Long-term memory (diversification). Track the frequency with which each solution attribute has appeared across all visited solutions. Add a frequency penalty $p_i$ for attribute $i$ to the objective when evaluating neighbours:
$$\tilde{f}(s') = f(s') + \lambda \sum_i p_i \cdot \mathbf{1}[\text{attribute } i \in s']$$
When the search has concentrated too long on one region, frequency penalties push it toward under-explored attributes. The parameter $\lambda$ controls the balance between objective quality and diversification.
Reactive Tabu Search
Choosing the tabu tenure $k$ is delicate and problem-dependent.
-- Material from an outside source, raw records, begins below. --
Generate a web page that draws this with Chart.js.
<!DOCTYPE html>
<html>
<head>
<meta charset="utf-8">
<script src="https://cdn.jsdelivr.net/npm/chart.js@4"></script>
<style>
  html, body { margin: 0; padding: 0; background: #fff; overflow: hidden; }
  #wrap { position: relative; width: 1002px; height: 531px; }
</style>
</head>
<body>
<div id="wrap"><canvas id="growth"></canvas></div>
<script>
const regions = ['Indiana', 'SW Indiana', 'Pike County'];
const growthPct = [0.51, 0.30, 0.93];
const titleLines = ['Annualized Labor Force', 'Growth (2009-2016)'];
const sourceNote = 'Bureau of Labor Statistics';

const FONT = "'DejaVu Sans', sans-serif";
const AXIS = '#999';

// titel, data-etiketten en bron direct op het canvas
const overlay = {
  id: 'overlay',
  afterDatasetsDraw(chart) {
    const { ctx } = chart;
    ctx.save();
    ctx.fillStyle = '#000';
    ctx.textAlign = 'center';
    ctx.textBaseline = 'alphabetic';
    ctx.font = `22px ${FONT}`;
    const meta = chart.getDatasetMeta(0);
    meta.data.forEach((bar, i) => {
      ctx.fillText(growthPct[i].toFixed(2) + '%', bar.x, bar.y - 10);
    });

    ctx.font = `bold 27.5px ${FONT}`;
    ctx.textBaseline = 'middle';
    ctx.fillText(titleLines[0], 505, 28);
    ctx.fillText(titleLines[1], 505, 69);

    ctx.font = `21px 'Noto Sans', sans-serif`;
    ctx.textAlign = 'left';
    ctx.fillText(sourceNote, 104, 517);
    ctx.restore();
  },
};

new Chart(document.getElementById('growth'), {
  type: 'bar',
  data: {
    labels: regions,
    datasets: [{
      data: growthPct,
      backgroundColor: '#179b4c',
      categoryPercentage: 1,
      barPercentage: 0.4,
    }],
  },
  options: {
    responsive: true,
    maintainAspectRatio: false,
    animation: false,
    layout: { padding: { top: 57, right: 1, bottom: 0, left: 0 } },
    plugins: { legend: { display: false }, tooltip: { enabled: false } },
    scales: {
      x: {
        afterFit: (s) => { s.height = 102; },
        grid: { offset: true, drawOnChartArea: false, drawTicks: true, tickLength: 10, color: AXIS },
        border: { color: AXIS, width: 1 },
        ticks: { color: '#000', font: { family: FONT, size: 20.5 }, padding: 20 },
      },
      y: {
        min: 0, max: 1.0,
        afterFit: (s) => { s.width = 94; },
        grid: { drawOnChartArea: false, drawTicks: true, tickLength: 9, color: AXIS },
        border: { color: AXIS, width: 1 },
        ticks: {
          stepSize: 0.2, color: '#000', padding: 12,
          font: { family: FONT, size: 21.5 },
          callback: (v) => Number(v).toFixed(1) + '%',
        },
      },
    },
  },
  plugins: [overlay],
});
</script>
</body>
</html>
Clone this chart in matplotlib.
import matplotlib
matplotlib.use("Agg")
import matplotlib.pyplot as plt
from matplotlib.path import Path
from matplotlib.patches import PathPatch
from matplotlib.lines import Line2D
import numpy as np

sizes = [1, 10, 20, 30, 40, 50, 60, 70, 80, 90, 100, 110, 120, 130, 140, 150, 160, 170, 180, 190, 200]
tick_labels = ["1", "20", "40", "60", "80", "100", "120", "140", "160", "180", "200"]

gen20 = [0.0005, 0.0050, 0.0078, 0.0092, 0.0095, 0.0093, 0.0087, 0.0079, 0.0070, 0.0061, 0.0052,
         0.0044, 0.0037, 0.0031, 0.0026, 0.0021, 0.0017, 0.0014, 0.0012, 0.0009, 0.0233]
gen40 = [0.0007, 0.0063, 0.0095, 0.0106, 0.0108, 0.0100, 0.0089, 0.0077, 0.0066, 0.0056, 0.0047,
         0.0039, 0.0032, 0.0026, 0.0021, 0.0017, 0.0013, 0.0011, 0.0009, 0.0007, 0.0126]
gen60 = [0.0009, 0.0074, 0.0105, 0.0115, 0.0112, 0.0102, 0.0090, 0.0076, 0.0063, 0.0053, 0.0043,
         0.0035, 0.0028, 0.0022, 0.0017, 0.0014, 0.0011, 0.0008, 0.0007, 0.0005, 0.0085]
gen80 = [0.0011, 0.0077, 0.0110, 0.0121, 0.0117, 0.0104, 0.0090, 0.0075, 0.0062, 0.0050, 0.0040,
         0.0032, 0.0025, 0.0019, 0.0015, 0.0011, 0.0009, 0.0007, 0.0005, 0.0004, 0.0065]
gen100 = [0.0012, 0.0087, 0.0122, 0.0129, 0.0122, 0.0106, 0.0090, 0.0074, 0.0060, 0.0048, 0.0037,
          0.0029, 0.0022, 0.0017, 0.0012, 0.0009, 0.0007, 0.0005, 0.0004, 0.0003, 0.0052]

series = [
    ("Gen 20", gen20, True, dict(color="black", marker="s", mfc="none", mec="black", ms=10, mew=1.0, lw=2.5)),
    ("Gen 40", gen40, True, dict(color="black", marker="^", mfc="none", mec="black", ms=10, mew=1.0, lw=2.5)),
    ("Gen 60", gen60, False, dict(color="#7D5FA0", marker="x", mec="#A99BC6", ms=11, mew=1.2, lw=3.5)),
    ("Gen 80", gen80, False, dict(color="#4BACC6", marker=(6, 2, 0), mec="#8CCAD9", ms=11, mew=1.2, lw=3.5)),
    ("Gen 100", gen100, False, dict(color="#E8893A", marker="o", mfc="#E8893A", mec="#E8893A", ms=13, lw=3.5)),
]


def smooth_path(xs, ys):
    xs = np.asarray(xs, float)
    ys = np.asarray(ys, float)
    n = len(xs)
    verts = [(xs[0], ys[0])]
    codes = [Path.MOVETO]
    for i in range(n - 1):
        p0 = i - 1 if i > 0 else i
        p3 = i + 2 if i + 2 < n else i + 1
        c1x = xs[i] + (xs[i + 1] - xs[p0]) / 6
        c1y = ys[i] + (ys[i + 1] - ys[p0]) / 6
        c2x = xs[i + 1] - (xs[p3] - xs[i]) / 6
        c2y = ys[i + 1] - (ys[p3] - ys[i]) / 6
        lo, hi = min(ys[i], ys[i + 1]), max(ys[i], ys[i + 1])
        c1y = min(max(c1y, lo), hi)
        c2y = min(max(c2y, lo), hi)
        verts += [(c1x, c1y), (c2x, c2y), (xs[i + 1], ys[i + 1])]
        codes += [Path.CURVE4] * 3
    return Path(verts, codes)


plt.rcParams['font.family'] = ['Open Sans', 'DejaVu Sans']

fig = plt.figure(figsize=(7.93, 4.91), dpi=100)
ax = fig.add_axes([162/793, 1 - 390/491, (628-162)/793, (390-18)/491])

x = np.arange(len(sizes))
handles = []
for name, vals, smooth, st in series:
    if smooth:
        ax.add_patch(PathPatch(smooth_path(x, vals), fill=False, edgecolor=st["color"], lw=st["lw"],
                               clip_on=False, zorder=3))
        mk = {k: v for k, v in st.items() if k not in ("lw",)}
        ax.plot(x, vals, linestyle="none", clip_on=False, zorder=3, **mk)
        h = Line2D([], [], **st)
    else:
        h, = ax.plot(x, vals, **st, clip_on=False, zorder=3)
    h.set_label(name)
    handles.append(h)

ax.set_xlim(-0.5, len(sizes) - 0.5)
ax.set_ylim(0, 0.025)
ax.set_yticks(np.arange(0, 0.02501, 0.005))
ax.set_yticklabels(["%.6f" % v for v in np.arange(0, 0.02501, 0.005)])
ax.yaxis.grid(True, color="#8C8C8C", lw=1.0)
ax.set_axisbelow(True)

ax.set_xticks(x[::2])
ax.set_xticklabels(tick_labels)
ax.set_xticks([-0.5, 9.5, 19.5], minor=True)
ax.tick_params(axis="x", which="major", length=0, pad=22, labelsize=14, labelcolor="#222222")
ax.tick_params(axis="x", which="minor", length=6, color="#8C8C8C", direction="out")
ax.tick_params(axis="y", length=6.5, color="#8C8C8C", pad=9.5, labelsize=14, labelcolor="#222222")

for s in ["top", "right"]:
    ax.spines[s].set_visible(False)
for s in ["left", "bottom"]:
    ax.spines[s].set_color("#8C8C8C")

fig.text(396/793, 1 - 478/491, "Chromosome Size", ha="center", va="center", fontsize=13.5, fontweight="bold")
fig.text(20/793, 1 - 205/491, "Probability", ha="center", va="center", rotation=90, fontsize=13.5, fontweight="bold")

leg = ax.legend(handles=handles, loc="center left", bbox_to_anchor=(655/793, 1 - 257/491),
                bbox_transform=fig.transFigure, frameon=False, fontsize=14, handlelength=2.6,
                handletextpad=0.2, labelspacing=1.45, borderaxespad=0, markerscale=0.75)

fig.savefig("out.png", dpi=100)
Reactive tabu search (Battiti and Tecchiolli, 1994) adjusts $k$ dynamically:
- If a solution is visited that has been seen recently, increase $k$ (the search is cycling; force longer memory).
- If solutions have not repeated for many iterations, decrease $k$ (the search is exploring well; allow more moves).
This removes a key tuning parameter and makes the algorithm more robust across problem instances.
Candidate List Strategies
In large-scale problems, evaluating all neighbours at each step is prohibitively expensive. Candidate list strategies restrict the neighbourhood considered:
- Elite candidates: maintain a small list of moves with the greatest improvement potential, updated incrementally as the solution changes.
- Restricted neighbourhood: only evaluate moves touching the most recently modified solution components.
- Frequency-biased sampling: sample moves with probability inversely proportional to their frequency, giving fresh moves higher priority.
Comparison with Simulated Annealing
Both SA and tabu search are metaheuristics for escaping local optima, but their mechanisms differ:
| Property | Simulated Annealing | Tabu Search |
|---|---|---|
| Escape mechanism | Probabilistic acceptance | Forbidden-move list |
| Memory | None (memoryless) | Explicit tabu list |
| Determinism | Stochastic | Deterministic given tabu list |
| Tuning | Temperature schedule | Tabu tenure, memory parameters |
| Parallelism | Easy (parallel tempering) | More complex |
Tabu search is often preferred when determinism is desirable (reproducible results), when the neighbourhood structure can be evaluated efficiently with incremental updates, or when problem-specific knowledge can be embedded in the candidate list.
Examples
Job Shop Scheduling. Given $n$ jobs and $m$ machines, each job requires operations in a fixed order on specific machines. Minimise makespan. The TSAB algorithm (Nowicki and Smutnicki, 1996) uses tabu search on a neighbourhood of swapping two adjacent operations on the critical path. It held the record for the Ft10 benchmark ($10 \times 10$ instance) for many years.
Vehicle Routing Problem. Given customer locations and vehicle capacities, find minimum-cost delivery routes. Tabu search with moves that relocate a customer from one route to another, or swap customers between routes, consistently produces near-optimal solutions and is used in commercial logistics software.
Quadratic Assignment Problem (QAP). Assign $n$ facilities to $n$ locations to minimise the sum of flow-times-distance products. QAP is among the hardest combinatorial optimisation problems. Tabu search with pairwise swap neighbourhoods and frequency-based diversification produces the best known solutions for many benchmark instances.